Manchester Museum reopens this weekend following a £15m redevelopment that includes revamped galleries, a large temporary exhibition space and a new entrance.
The institution, one of the UK’s largest university museums, holds about 4.5 million objects. Its original neo-gothic building was designed by architect Alfred Waterhouse, who also designed London’s Natural History Museum.
Esme Ward, the director of Manchester Museum, said: “We have extended the building, making room for more joy and learning and evolving into the museum that Manchester needs. Beautiful new galleries and exhibitions will showcase the best of the museum’s historic collections, as well as addressing the urgencies of the present day and highlighting the complexities of our world.
“We have also listened to advocates with lived experience, and inclusive new spaces and features are incorporated throughout.”
The museum’s opening temporary exhibition is Golden Mummies of Egypt, which explores beliefs about the afterlife during the relatively little-known Graeco-Roman period of Egyptian history. The show runs until the end of the year and has been touring the US and China.
Manchester Museum has a strong collection from the Graeco-Roman period, excavated in the 19th century by Egyptian teams directed by Victorian archaeologist William Matthew Flinders Petrie.
The new permanent galleries include South Asia Gallery (see below), a partnership with the British Museum; a Lee Kai Hung Chinese Culture Gallery; the Belonging Gallery; and a Dinosaur display.
The Belonging Gallery has been curated by Alexandra P. Alberda, the first curator of Indigenous perspectives at Manchester Museum. She was appointed to take forward the Indigenising Manchester Museum programme, which is funded by the John Ellerman Foundation and sets Indigenous perspectives at the heart of the organisation.
Alberda is also undertaking provenance research with “source and diaspora communities” as part of the museum’s proactive approach to repatriation.
Manchester Museum has been developing a new approach to restitution, and has a policy of unconditional repatriation of objects that are sacred to communities of origin. The organisation, which follows the advice of the UN Declaration on the Rights of Indigenous Peoples, returned 43 objects to various indigenous communities in Australia in 2019.
The redevelopment of Manchester Museum has been supported by Arts Council England, the National Lottery Heritage Fund, the University of Manchester, and many philanthropic supporters. The architect for the scheme was Purcell.
South Asia Gallery
The South Asia Gallery at Manchester Museum, a partnership with the British Museum, has been co-curated by the South Asia Gallery Collective, a group of 30 people, including community leaders, educators, artists, historians, journalists and musicians.

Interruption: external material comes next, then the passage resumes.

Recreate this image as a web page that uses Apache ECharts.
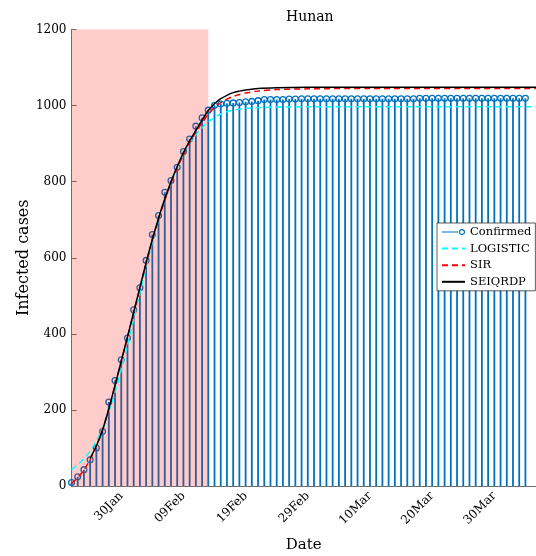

The gallery showcases more than 140 historic artefacts from the collections of the Manchester Museum and British Museum, alongside new contemporary commissions and personal objects provided by the collective.
Nusrat Ahmed, South Asia Gallery curator at Manchester Museum, said: “The co-curated South Asia Gallery envisages a collaborative, iterative space that will generate new perspectives and connections. We hope to engage further diaspora communities on its opening and support its continual evolution. This personalised approach humanises the gallery, telling stories about real people and their objects.”
The gallery’s story-led design reflects multiple voices and perspectives on South Asia through six overarching themes: Past & Present, Lived Environments, Science & Innovation, Sound, Music & Dance, British Asian, and Movement & Empire.
Nazma Noor, who works in digital marketing in the arts, was one of the South Asia Gallery Collective.
“There was lots of learning and it was all pretty new,” said Noor, who was involved in creating the Past & Present section of the gallery. “But it was a very consultative process and I’m really happy that we were able to collaborate and be involved in things.
“There was a massive group of us and in the early days there were lots of big ideas and discussions and it was through those discussions that things slowly became clearer.”
The South Asia Gallery is one of a number of Partnership Galleries that the British Museum has with other organisations, including Kelvingrove Art Gallery and Museum in Glasgow and the Royal Cornwall Museum in Truro.
“It was very demanding for the 30 individuals in the South Asia Gallery Collective who had to figure out together what this gallery was going to be,” said British Museum director Hartwig Fischer. “That in itself was like a process of community building.
“They had lots of decision-making power but were also keen to work with the curators. So what you see has grown out of that dynamic as a collective, working with curators but also architects and graphic designers to produce what I think is a very beautiful, inspiring and thought-provoking gallery.”